- _Short exercise_: Reproduce, please, the span of lines beginning at the line with "Recreate this image" and ending at the line with "Chart.register(...registerables);", inclusive, minus any pictures.

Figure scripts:
++++

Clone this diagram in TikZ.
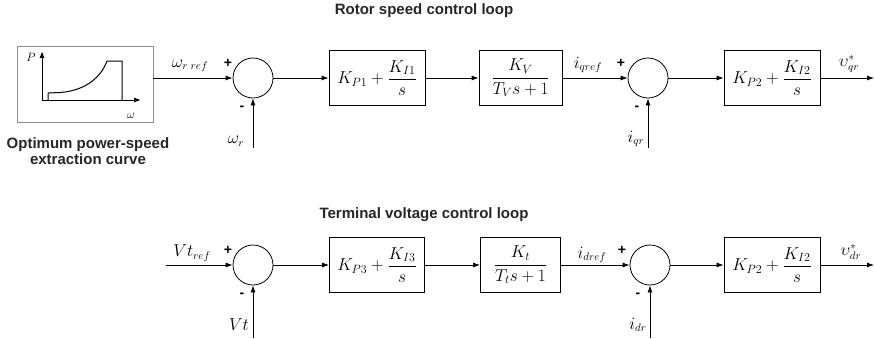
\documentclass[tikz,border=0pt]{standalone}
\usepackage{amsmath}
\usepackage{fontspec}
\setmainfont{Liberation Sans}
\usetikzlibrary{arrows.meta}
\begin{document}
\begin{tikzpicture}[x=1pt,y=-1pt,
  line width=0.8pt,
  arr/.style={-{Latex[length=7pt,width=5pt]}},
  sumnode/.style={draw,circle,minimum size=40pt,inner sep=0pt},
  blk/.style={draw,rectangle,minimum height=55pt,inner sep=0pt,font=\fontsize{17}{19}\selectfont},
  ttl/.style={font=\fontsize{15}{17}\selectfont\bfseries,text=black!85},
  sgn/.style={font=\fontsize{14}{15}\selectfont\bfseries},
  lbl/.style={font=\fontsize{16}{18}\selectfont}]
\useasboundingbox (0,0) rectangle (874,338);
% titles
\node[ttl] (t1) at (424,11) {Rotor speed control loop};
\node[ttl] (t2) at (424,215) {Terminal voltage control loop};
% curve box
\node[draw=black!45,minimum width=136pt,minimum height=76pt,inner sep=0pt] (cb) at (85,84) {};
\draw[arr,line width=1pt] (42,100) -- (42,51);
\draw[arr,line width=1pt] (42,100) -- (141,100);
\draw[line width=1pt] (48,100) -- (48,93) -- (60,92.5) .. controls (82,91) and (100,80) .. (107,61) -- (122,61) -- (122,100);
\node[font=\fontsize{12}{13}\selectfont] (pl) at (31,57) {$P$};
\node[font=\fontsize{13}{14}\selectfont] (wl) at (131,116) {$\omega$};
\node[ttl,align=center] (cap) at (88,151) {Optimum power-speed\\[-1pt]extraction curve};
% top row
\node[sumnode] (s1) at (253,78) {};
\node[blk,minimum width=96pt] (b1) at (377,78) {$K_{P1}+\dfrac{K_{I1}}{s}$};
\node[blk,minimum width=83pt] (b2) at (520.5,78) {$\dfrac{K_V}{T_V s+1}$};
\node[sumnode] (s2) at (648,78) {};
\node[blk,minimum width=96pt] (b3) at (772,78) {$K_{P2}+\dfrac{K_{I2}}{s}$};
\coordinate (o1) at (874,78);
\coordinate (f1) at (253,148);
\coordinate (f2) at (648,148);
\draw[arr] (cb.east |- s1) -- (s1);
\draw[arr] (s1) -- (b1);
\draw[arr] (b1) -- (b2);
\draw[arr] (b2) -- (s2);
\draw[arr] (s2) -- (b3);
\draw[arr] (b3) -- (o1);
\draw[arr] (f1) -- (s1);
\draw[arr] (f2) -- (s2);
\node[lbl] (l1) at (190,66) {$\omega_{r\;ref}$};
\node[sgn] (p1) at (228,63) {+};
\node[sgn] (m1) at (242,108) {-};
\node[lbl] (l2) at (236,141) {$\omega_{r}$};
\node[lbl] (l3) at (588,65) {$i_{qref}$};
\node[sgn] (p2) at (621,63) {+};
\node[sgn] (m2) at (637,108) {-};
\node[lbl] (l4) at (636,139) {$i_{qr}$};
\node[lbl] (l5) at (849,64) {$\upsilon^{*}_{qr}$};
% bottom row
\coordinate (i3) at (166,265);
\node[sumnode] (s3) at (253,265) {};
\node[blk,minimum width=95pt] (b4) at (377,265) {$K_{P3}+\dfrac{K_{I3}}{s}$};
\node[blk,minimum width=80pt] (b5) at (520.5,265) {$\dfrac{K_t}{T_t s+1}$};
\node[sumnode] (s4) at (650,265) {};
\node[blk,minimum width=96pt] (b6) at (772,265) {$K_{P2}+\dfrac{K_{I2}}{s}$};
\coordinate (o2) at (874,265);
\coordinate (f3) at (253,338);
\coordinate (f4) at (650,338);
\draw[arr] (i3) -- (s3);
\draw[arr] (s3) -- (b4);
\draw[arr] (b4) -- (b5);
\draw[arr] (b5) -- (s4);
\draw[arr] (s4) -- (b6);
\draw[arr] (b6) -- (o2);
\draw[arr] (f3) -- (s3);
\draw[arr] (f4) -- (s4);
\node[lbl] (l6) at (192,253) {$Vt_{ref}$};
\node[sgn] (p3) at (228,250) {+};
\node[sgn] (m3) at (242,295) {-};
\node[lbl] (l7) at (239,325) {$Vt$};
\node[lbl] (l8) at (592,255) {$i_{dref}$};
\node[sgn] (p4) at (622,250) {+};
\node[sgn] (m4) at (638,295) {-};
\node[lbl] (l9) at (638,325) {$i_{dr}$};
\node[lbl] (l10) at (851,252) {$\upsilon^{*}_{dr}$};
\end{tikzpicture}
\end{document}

++++

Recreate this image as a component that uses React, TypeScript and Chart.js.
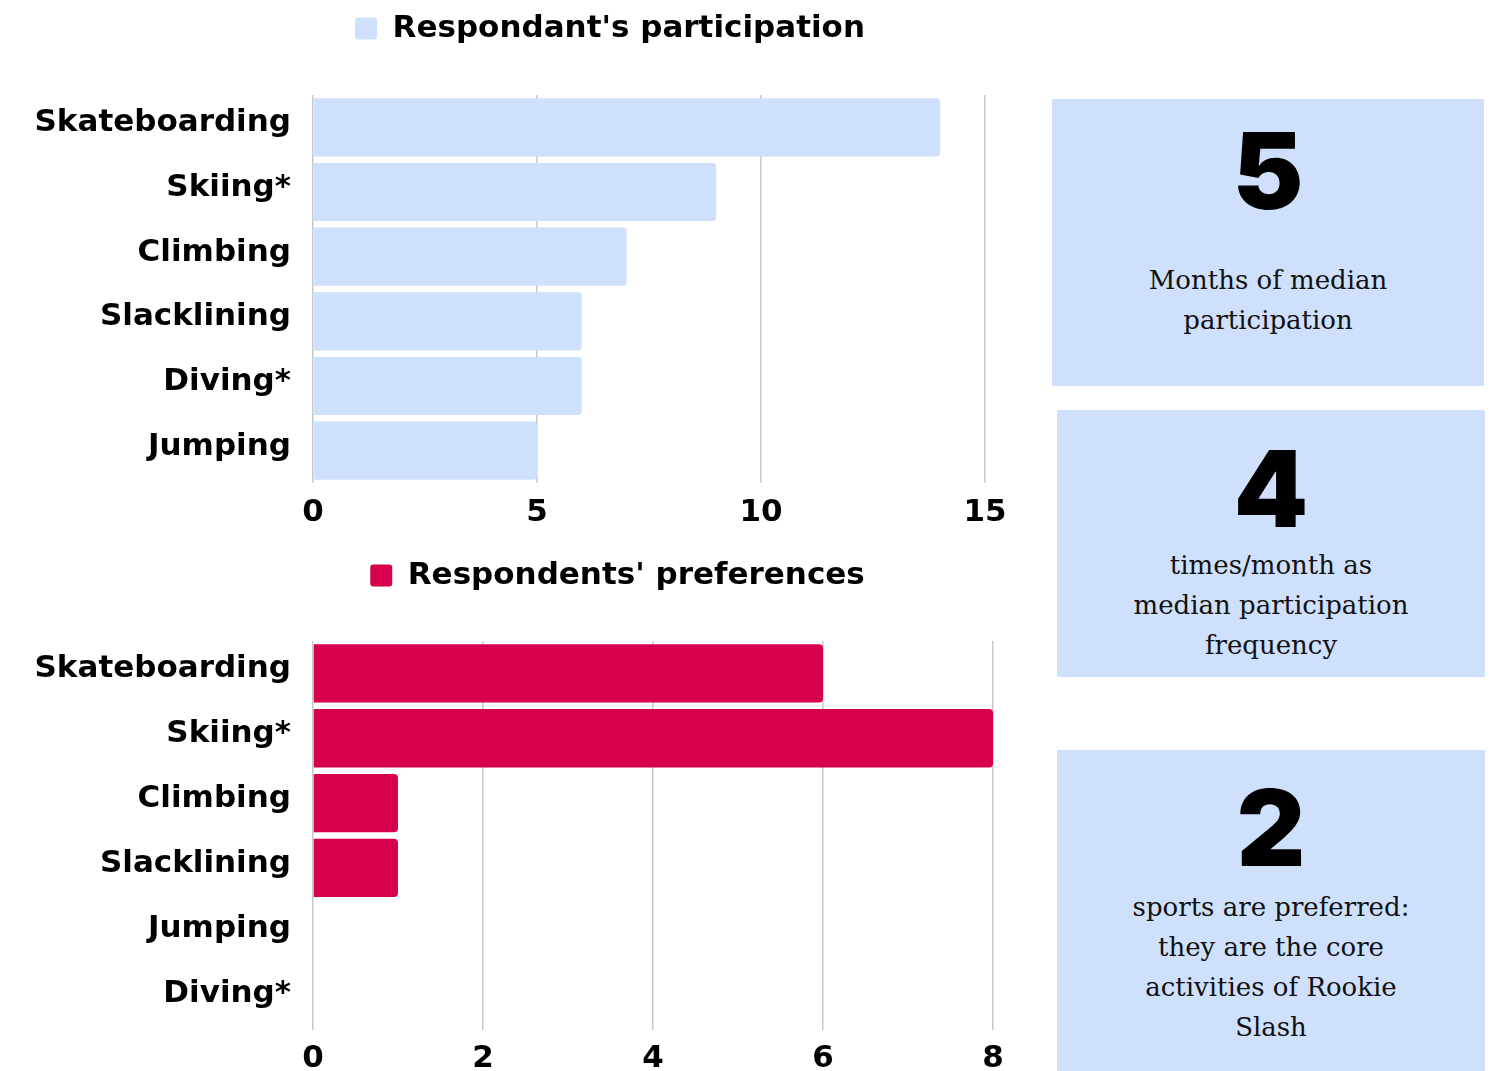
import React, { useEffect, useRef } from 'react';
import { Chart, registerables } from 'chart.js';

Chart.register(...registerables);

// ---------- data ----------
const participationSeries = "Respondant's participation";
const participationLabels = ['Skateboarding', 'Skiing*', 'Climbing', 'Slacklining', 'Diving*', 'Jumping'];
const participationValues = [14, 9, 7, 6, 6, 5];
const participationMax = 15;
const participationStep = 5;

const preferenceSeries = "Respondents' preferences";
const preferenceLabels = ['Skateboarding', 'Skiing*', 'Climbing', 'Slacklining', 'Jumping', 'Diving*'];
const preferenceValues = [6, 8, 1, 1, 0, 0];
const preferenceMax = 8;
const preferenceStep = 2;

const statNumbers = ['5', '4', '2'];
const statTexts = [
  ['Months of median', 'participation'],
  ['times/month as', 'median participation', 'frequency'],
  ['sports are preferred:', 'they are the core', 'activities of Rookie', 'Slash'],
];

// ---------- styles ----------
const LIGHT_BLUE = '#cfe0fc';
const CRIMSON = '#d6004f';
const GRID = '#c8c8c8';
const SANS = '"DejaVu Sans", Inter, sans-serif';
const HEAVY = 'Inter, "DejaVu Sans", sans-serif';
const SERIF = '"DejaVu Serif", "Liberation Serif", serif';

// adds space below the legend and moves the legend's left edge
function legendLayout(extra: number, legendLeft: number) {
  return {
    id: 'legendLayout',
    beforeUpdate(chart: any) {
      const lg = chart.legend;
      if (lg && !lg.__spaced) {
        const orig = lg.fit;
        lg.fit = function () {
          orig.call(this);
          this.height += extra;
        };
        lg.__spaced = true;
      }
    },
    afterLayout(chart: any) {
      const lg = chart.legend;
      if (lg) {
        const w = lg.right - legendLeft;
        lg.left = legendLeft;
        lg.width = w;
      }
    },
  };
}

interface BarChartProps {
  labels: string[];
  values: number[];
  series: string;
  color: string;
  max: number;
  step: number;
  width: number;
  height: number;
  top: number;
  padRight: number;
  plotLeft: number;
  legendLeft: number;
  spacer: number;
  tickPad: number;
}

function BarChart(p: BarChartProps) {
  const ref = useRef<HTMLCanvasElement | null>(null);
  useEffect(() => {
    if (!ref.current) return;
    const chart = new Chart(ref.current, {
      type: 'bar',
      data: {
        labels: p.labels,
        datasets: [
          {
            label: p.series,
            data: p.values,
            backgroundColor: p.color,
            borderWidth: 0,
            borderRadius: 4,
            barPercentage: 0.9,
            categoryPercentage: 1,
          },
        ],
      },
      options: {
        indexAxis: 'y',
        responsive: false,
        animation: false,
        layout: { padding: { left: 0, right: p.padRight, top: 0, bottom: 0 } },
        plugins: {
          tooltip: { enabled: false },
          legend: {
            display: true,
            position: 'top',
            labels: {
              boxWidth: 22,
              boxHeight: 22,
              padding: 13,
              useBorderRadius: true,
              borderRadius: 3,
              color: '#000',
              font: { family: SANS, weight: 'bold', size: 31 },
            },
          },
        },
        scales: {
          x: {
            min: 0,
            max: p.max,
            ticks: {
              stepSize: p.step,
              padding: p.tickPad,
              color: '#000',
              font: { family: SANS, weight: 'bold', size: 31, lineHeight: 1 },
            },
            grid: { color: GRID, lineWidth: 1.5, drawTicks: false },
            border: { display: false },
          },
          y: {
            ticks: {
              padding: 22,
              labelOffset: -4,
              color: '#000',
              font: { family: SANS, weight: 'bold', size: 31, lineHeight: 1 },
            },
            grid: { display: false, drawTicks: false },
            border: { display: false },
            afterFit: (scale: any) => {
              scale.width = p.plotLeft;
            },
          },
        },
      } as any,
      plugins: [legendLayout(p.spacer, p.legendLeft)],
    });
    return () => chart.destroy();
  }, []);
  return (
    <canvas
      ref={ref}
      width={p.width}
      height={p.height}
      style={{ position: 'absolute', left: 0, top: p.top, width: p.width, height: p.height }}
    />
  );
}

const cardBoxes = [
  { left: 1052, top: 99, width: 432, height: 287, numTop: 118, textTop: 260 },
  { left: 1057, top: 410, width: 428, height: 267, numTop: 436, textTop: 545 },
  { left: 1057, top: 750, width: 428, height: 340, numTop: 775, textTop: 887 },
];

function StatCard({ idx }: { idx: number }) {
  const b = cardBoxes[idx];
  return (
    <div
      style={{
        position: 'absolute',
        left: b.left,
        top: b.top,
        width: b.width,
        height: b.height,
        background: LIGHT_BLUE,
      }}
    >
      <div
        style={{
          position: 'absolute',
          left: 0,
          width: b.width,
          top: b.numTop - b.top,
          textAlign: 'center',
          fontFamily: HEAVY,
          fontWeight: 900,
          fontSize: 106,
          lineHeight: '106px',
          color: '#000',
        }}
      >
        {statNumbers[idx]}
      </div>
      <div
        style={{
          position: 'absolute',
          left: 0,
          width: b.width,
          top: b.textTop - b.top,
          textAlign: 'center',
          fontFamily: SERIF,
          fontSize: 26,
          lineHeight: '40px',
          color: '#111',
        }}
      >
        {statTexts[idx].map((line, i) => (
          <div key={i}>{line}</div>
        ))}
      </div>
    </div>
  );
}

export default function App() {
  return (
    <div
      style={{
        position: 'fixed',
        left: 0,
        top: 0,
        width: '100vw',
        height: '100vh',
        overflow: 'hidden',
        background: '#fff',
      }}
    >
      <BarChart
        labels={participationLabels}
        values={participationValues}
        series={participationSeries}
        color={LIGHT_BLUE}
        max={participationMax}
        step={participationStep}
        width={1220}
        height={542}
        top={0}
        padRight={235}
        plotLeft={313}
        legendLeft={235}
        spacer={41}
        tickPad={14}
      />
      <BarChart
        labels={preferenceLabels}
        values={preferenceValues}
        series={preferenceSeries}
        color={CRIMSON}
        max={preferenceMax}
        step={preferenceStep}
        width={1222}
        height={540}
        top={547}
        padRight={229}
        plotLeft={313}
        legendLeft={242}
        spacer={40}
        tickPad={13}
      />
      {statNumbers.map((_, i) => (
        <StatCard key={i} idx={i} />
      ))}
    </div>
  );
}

++++

- _Solution_:
Recreate this image as a component that uses React, TypeScript and Chart.js.
import React, { useEffect, useRef } from 'react';
import { Chart, registerables } from 'chart.js';

Chart.register(...registerables);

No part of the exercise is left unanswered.